*To do*: Retype only what runs from the first line of the records to the line with "import * as d3 from 'd3';", inclusive, and no pictures.

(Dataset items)
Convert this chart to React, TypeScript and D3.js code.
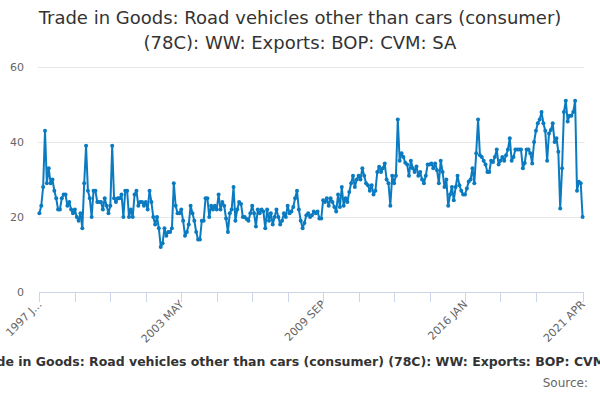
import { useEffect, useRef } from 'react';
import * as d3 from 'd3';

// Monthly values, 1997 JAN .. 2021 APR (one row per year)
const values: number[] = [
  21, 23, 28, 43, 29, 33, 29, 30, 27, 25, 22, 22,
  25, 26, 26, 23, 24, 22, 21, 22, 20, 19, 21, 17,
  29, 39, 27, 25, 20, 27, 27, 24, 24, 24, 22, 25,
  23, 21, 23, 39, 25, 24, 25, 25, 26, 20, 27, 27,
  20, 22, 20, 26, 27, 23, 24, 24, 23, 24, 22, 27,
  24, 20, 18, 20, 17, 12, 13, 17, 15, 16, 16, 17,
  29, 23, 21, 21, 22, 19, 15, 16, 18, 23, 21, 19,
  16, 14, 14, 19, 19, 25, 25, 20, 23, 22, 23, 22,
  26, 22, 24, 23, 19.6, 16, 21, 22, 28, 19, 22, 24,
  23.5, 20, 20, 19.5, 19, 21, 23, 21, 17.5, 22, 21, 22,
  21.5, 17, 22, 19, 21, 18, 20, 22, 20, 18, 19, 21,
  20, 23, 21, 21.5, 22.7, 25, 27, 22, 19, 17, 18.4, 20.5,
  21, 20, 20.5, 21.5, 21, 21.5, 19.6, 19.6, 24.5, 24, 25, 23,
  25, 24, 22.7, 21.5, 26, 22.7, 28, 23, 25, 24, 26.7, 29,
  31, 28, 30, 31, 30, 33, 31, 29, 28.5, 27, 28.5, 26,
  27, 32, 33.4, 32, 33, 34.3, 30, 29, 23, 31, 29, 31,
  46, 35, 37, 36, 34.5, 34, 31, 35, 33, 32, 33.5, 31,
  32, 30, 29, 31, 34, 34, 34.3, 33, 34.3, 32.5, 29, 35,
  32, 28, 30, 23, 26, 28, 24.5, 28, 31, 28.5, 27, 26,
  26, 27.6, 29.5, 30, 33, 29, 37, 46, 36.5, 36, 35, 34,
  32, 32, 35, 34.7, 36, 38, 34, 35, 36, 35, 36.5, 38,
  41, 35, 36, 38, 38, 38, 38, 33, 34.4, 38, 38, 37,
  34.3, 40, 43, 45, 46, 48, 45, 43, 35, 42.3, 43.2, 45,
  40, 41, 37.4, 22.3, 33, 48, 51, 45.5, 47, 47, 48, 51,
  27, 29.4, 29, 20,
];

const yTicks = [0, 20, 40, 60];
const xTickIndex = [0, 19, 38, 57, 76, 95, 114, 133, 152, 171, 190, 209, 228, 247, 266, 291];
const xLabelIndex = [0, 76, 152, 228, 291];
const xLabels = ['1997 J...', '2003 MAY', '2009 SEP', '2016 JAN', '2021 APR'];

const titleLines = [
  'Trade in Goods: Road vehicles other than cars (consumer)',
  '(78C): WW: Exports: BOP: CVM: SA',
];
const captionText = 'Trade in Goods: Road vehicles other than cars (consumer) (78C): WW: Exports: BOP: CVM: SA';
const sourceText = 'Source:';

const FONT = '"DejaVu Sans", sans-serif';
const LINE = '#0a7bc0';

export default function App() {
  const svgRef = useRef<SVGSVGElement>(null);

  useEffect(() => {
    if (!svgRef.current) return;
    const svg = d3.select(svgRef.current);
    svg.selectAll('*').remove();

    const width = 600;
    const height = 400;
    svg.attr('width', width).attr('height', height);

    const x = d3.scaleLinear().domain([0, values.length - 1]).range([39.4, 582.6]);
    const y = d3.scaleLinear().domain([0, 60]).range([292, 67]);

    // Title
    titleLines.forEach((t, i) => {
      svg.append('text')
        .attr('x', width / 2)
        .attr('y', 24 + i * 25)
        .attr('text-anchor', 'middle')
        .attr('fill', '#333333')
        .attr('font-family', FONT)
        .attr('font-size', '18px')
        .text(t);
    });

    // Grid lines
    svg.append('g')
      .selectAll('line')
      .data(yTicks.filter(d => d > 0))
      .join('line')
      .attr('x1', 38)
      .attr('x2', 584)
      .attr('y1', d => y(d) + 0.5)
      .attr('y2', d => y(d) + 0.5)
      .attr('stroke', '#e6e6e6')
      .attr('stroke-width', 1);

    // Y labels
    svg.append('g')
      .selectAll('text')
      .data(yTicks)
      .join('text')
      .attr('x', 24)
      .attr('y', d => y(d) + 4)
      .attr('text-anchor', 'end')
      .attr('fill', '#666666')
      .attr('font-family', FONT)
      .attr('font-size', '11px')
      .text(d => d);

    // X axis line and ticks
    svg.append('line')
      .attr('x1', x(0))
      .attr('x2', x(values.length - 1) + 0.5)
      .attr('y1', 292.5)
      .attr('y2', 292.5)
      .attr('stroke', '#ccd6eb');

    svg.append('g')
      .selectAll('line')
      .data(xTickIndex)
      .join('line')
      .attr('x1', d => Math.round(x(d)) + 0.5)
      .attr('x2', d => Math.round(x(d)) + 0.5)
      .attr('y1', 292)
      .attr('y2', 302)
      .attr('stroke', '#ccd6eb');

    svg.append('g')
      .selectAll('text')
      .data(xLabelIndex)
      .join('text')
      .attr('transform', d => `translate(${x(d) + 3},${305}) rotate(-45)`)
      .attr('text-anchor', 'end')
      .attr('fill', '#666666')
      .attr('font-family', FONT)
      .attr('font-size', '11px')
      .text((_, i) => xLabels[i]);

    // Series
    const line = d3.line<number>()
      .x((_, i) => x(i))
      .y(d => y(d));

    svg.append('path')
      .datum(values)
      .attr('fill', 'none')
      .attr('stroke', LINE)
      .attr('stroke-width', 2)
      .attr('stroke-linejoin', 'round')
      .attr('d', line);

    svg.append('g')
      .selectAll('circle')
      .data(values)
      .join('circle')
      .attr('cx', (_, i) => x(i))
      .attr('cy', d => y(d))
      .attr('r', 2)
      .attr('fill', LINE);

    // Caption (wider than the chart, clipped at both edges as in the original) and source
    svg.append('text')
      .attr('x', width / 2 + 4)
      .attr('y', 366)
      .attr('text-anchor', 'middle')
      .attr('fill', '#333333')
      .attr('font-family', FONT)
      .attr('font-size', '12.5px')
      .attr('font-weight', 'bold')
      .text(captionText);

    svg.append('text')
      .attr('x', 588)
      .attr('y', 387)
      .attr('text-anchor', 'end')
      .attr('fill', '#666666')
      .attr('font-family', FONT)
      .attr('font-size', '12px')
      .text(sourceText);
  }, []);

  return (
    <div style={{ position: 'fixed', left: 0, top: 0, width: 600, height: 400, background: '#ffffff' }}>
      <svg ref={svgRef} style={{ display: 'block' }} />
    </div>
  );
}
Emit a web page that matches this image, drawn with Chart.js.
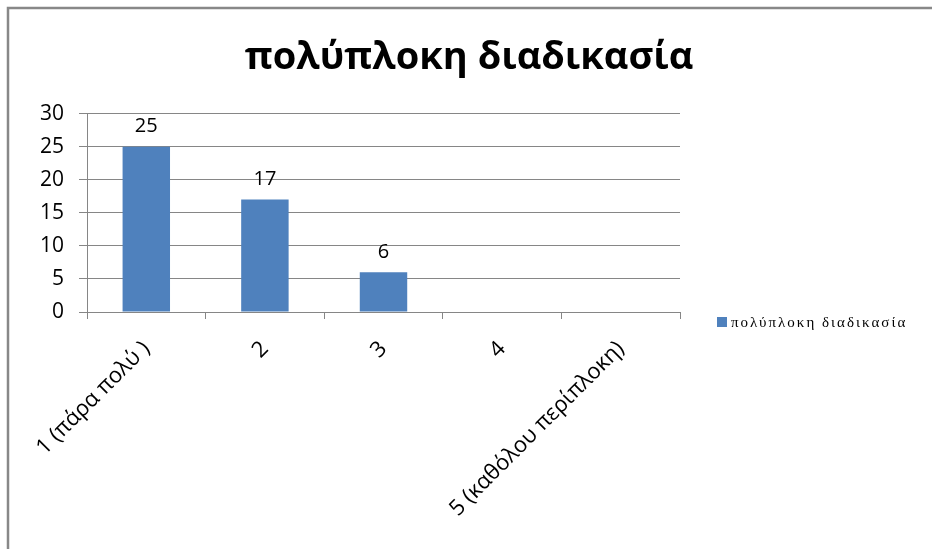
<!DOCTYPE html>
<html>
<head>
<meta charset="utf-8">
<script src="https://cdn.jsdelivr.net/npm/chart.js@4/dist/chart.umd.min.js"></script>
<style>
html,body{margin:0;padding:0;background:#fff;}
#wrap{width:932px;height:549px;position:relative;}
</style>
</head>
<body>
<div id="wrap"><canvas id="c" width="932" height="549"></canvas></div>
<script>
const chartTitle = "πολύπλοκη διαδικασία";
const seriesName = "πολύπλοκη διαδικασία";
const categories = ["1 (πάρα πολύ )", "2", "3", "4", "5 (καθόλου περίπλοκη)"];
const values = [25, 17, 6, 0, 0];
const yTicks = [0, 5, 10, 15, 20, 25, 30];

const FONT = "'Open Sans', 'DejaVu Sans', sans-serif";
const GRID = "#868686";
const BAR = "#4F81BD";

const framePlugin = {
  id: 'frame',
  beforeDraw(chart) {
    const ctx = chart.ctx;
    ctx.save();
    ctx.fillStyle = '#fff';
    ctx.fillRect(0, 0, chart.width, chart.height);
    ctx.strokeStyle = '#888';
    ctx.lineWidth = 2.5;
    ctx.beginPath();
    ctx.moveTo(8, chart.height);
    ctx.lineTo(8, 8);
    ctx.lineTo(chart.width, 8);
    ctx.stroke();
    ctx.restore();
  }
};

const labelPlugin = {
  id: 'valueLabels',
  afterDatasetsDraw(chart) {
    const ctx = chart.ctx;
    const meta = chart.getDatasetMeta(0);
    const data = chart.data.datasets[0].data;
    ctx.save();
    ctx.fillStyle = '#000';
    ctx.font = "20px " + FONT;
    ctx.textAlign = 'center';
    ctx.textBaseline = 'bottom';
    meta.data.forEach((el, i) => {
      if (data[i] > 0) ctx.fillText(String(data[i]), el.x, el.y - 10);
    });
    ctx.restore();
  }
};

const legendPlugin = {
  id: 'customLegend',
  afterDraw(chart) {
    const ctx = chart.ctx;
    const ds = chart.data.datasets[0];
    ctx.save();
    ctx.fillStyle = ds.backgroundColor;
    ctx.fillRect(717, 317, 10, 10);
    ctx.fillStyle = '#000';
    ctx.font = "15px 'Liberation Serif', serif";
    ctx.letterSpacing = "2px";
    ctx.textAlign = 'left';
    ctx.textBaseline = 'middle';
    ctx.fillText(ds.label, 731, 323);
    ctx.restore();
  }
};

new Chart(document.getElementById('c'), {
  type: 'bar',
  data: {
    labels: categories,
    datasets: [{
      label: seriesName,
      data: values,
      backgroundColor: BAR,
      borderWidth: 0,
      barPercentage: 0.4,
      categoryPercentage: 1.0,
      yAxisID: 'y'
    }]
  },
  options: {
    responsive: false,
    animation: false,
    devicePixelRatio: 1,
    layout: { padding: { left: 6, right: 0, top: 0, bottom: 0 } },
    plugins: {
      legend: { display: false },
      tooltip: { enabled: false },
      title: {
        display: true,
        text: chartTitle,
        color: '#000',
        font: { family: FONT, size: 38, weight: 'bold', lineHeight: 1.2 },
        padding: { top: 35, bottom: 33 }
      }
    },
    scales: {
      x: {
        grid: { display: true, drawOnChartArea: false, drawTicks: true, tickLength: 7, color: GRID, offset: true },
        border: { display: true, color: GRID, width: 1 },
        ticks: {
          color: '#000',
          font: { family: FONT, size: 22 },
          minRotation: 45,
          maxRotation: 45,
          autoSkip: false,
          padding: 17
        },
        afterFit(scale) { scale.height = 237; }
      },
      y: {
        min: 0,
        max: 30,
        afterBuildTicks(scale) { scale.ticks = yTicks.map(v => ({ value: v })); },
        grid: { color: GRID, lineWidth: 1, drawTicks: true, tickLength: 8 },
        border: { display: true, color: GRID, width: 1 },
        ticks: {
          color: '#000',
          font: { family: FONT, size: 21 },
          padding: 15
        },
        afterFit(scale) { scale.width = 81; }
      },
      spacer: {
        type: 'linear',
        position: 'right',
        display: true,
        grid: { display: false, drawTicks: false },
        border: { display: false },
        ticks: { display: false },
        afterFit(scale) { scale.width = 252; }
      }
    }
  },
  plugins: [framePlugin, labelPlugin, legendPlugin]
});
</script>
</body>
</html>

*Task answer*:
Convert this chart to React, TypeScript and D3.js code.
import { useEffect, useRef } from 'react';
import * as d3 from 'd3';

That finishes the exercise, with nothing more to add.